-- start DATA SECTION --

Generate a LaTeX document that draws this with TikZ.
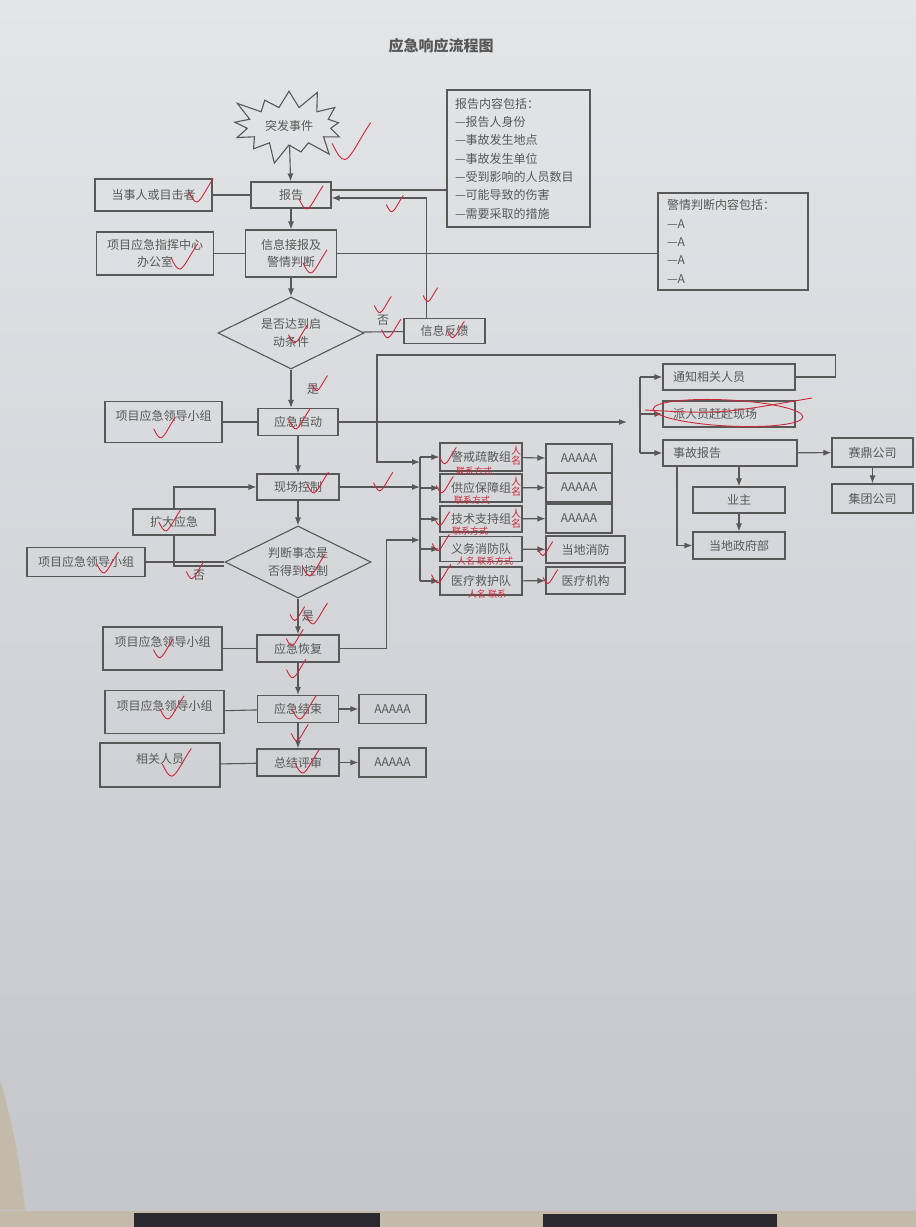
\documentclass[tikz,border=0pt]{standalone}
\usepackage{fontspec}
\setmainfont{Noto Sans CJK SC}
\usetikzlibrary{shapes.geometric,shapes.symbols,arrows.meta}
\definecolor{paper}{RGB}{227,229,231}
\definecolor{shadow}{RGB}{196,198,202}
\definecolor{desk}{RGB}{196,186,170}
\definecolor{dark}{RGB}{42,42,46}
\definecolor{ink}{RGB}{88,88,88}
\definecolor{pen}{RGB}{205,40,55}
\tikzset{
  dims/.style 2 args={minimum width=#1pt, minimum height=#2pt},
  redpen/.style={pen, line width=0.9pt, line cap=round},
}
\newcommand{\chkmark}[2][1]{\draw[redpen, shift={(#2)}, scale=#1] (-8,-9) .. controls (-5,-3) and (-3,1) .. (0,1) .. controls (4,0) and (9,-12) .. (16,-22);}
\begin{document}
\pgfmathsetseed{7}
\begin{tikzpicture}[x=1pt, y=-1pt, >={Latex[length=8pt,width=6pt]}, line width=1.1pt, color=ink, font=\fontsize{12}{17.5}\selectfont]
  \fill[desk] (0,0) rectangle (916,1227);
  \shade[top color=paper, bottom color=shadow] (0,0) rectangle (916,1210);
  \fill[desk] (0,1080) .. controls (15,1130) and (22,1180) .. (25,1210) -- (0,1210) -- cycle;
  \fill[dark] (134,1213) rectangle (380,1227);
  \fill[dark] (543,1214) rectangle (777,1227);
  \useasboundingbox (0,0) rectangle (916,1227);
  \node (0) at (441,46) {\fontsize{15}{18}\selectfont\bfseries 应急响应流程图};

  \begin{scope}[every node/.style={draw, rectangle, inner sep=2pt}]

    \node[starburst, starburst points=13, starburst point height=22pt, dims={128}{82}] (1) at (289,126) {突发事件};
    \node[dims={80}{26}] (2) at (291,195) {报告};
    \node[dims={117}{32}] (3) at (153.5,195) {当事人或目击者};
    \node[dims={91}{47}, align=center] (4) at (291,253.5) {信息接报及\\警情判断};
    \node[dims={117}{43}, align=center] (5) at (155,253.5) {项目应急指挥中心\\办公室};
    \node[dims={143}{137}, text width=127pt, align=left, font=\fontsize{12}{18.3}\selectfont] (6) at (518.5,158.5)
      {报告内容包括：\\—报告人身份\\—事故发生地点\\—事故发生单位\\—受到影响的人员数目\\—可能导致的伤害\\—需要采取的措施};
    \node[dims={150}{97}, text width=132pt, align=left, font=\fontsize{12}{18.3}\selectfont] (7) at (733,241.5)
      {警情判断内容包括：\\—A\\—A\\—A\\—A};
    \node[diamond, aspect=2, inner sep=0pt, dims={146}{72}, align=center] (8) at (291,333) {是否达到启\\动条件};
    \node[dims={81}{25}] (9) at (444.5,331) {信息反馈};

    \node[dims={80}{27}] (10) at (298,422) {应急启动};
    \node[dims={117}{41}, text depth=14pt] (11) at (163.5,422) {项目应急领导小组};
    \node[dims={82}{26}] (12) at (298,487) {现场控制};
    \node[dims={82}{26}] (13) at (174,522) {扩大应急};
    \node[dims={118}{29}] (14) at (86,562) {项目应急领导小组};
    \node[diamond, aspect=2, inner sep=0pt, dims={146}{72}, align=center] (15) at (298,562) {判断事态是\\否得到控制};
    \node[dims={82}{27}] (16) at (298,648.5) {应急恢复};
    \node[dims={119}{43}, text depth=14pt] (17) at (162.5,648.5) {项目应急领导小组};
    \node[dims={81}{27}] (18) at (298,709) {应急结束};
    \node[dims={67}{29}] (19) at (392.5,709) {AAAAA};
    \node[dims={119}{43}, text depth=14pt] (20) at (164.5,712) {项目应急领导小组};
    \node[dims={82}{27}] (21) at (298,762.5) {总结评审};
    \node[dims={67}{29}] (22) at (392.5,762.5) {AAAAA};
    \node[dims={120}{44}, text depth=14pt] (23) at (160,765) {相关人员};

    \node[dims={132}{26}, text width=112pt, inner xsep=10pt, align=left] (24) at (729,377) {通知相关人员};
    \node[dims={132}{26}, text width=112pt, inner xsep=10pt, align=left] (25) at (729,414) {派人员赶赴现场};
    \node[dims={134}{26}, text width=114pt, inner xsep=10pt, align=left] (26) at (730,453) {事故报告};
    \node[dims={81}{29}] (27) at (872.5,452.5) {赛鼎公司};
    \node[dims={81}{29}] (28) at (872.5,498.5) {集团公司};
    \node[dims={92}{26}] (29) at (739,500) {业主};
    \node[dims={92}{27}] (30) at (739,545.5) {当地政府部};

    \node[dims={82}{28}] (31) at (481,457) {警戒疏散组};
    \node[dims={82}{28}] (32) at (481,488) {供应保障组};
    \node[dims={82}{26}] (33) at (481,519) {技术支持组};
    \node[dims={82}{25}] (34) at (481,549) {义务消防队};
    \node[dims={82}{28}] (35) at (481,581) {医疗救护队};
    \node[dims={66}{29}] (36) at (579,458.5) {AAAAA};
    \node[dims={66}{29}] (37) at (579,487.5) {AAAAA};
    \node[dims={66}{29}] (38) at (579,518.5) {AAAAA};
    \node[dims={79}{27}] (39) at (585.5,549.5) {当地消防};
    \node[dims={79}{27}] (40) at (585.5,580.5) {医疗机构};

  \end{scope}

  \coordinate (a) at (640,0);
  \coordinate (b) at (420,0);
  \coordinate (c) at (627,422);
  \coordinate (d) at (420,462);
  \coordinate (f) at (420,540);
  \coordinate (r) at ([yshift=5pt]2.east);

  \path[->] (1) edge (2);
  \path (3) edge (2);
  \path[->] (2) edge (4);
  \path (5) edge (4);
  \path[->] (4) edge (8);
  \draw (r) -- (r-|6.west);
  \draw[->] ([xshift=-18pt]9.north) |- ([yshift=-3pt]2.east);
  \draw (4.east) -- (4.east-|7.west);
  \path (8) edge node[anchor=south, yshift=2pt] {否} (9);
  \draw[->] (8.south) -- node[anchor=west, xshift=12pt] {是} (8.south|-10.north);

  \path (11) edge (10);
  \path[->] (10) edge (c);
  \draw (a|-24) -- (a|-26);
  \path[->] (a|-24) edge (24);
  \path[->] (a|-25) edge (25);
  \path[->] (a|-26) edge (26);
  \path[->] (26) edge (27);
  \path[->] (27) edge (28);
  \path[->] (26.south-|29.north) edge (29);
  \path[->] (29) edge (30);
  \draw[->] ([xshift=-53pt]26.south) |- (30);
  \draw[->] (24.east) -- ++(40,0) |- (377,355) |- (d);

  \draw (b|-31) -- (b|-35);
  \path[->] (b|-31) edge (31);
  \path[->] (b|-32) edge (32);
  \path[->] (b|-33) edge (33);
  \path[->] (b|-34) edge (34);
  \path[->] (b|-35) edge (35);
  \path[->] (31) edge (36);
  \path[->] (32) edge (37);
  \path[->] (33) edge (38);
  \path[->] (34) edge (39);
  \path[->] (35) edge (40);

  \path[->] (10) edge (12);
  \path[->] (12) edge (b|-12);
  \draw[->] (13.north) |- (12);
  \draw (13.south) |- node[pos=0.75, anchor=north] {否} ([yshift=-4pt]15.west);
  \path (14) edge (15);
  \path[->] (12) edge (15);
  \path[->] (15) edge node[anchor=west] {是} (16);
  \draw[->] (16.east) -- ++(47,0) |- (f);
  \path (17) edge (16);
  \path[->] (16) edge (18);
  \path (20) edge (18);
  \path[->] (18) edge (19);
  \path[->] (18) edge (21);
  \path (23) edge (21);
  \path[->] (21) edge (22);

  \chkmark[1.6]{345,158}
  \chkmark{197,201}
  \chkmark{307,208}
  \chkmark[0.7]{392,211}
  \chkmark[1.1]{180,268}
  \chkmark{311,272}
  \chkmark[0.6]{428,301}
  \chkmark[0.7]{380,312}
  \chkmark[0.8]{388,337}
  \chkmark[0.8]{295,342}
  \chkmark[0.7]{453,337}
  \chkmark[0.65]{317,390}
  \chkmark[0.9]{161,437}
  \chkmark[0.9]{296,428}
  \chkmark[0.8]{380,490}
  \chkmark[0.9]{314,492}
  \chkmark[0.9]{166,530}
  \chkmark[0.9]{104,572}
  \chkmark[0.7]{192,578}
  \chkmark[0.9]{310,575}
  \chkmark[0.6]{295,620}
  \chkmark[0.9]{313,623}
  \chkmark[0.8]{160,657}
  \chkmark[0.7]{292,645}
  \chkmark[0.8]{293,677}
  \chkmark{168,718}
  \chkmark{300,718}
  \chkmark[0.7]{297,740}
  \chkmark[1.2]{172,775}
  \chkmark{303,772}
  \chkmark[0.7]{445,463}
  \chkmark[0.7]{442,492}
  \chkmark[0.6]{440,525}
  \chkmark[0.7]{438,550}
  \chkmark[0.8]{438,582}
  \chkmark[0.6]{543,555}
  \chkmark[0.6]{548,583}
  \draw[redpen, rotate around={-3:(728,413)}] (728,413) ellipse [x radius=75, y radius=13];
  \draw[redpen] (645,410) .. controls (720,414) .. (812,398);

  \begin{scope}[every node/.style={pen, inner sep=0pt}]
    \node[align=center, font=\fontsize{10}{10}\selectfont] (41) at (516,456) {人\\名};
    \node[font=\fontsize{9}{9}\selectfont] (42) at (474,471) {联系方式};
    \node[align=center, font=\fontsize{10}{10}\selectfont] (43) at (516,487) {人\\名};
    \node[font=\fontsize{9}{9}\selectfont] (44) at (472,500) {联系方式};
    \node[align=center, font=\fontsize{10}{10}\selectfont] (45) at (516,519) {人\\名};
    \node[font=\fontsize{9}{9}\selectfont] (46) at (470,531) {联系方式};
    \node[font=\fontsize{9}{9}\selectfont] (47) at (485,561) {人名\ 联系方式};
    \node[font=\fontsize{9}{9}\selectfont] (48) at (487,594) {人名\ 联系};
  \end{scope}
\end{tikzpicture}
\end{document}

-- end DATA SECTION --

● **PROBLEM DESCRIPTION**
Repeat the lines above, starting at the first and stopping after the line that holds "(9) at (444.5,331)", with the pictures left out.

● **SOLUTION FOR THIS EXERCISE**
Generate a LaTeX document that draws this with TikZ.
\documentclass[tikz,border=0pt]{standalone}
\usepackage{fontspec}
\setmainfont{Noto Sans CJK SC}
\usetikzlibrary{shapes.geometric,shapes.symbols,arrows.meta}
\definecolor{paper}{RGB}{227,229,231}
\definecolor{shadow}{RGB}{196,198,202}
\definecolor{desk}{RGB}{196,186,170}
\definecolor{dark}{RGB}{42,42,46}
\definecolor{ink}{RGB}{88,88,88}
\definecolor{pen}{RGB}{205,40,55}
\tikzset{
  dims/.style 2 args={minimum width=#1pt, minimum height=#2pt},
  redpen/.style={pen, line width=0.9pt, line cap=round},
}
\newcommand{\chkmark}[2][1]{\draw[redpen, shift={(#2)}, scale=#1] (-8,-9) .. controls (-5,-3) and (-3,1) .. (0,1) .. controls (4,0) and (9,-12) .. (16,-22);}
\begin{document}
\pgfmathsetseed{7}
\begin{tikzpicture}[x=1pt, y=-1pt, >={Latex[length=8pt,width=6pt]}, line width=1.1pt, color=ink, font=\fontsize{12}{17.5}\selectfont]
  \fill[desk] (0,0) rectangle (916,1227);
  \shade[top color=paper, bottom color=shadow] (0,0) rectangle (916,1210);
  \fill[desk] (0,1080) .. controls (15,1130) and (22,1180) .. (25,1210) -- (0,1210) -- cycle;
  \fill[dark] (134,1213) rectangle (380,1227);
  \fill[dark] (543,1214) rectangle (777,1227);
  \useasboundingbox (0,0) rectangle (916,1227);
  \node (0) at (441,46) {\fontsize{15}{18}\selectfont\bfseries 应急响应流程图};

  \begin{scope}[every node/.style={draw, rectangle, inner sep=2pt}]

    \node[starburst, starburst points=13, starburst point height=22pt, dims={128}{82}] (1) at (289,126) {突发事件};
    \node[dims={80}{26}] (2) at (291,195) {报告};
    \node[dims={117}{32}] (3) at (153.5,195) {当事人或目击者};
    \node[dims={91}{47}, align=center] (4) at (291,253.5) {信息接报及\\警情判断};
    \node[dims={117}{43}, align=center] (5) at (155,253.5) {项目应急指挥中心\\办公室};
    \node[dims={143}{137}, text width=127pt, align=left, font=\fontsize{12}{18.3}\selectfont] (6) at (518.5,158.5)
      {报告内容包括：\\—报告人身份\\—事故发生地点\\—事故发生单位\\—受到影响的人员数目\\—可能导致的伤害\\—需要采取的措施};
    \node[dims={150}{97}, text width=132pt, align=left, font=\fontsize{12}{18.3}\selectfont] (7) at (733,241.5)
      {警情判断内容包括：\\—A\\—A\\—A\\—A};
    \node[diamond, aspect=2, inner sep=0pt, dims={146}{72}, align=center] (8) at (291,333) {是否达到启\\动条件};
    \node[dims={81}{25}] (9) at (444.5,331) {信息反馈};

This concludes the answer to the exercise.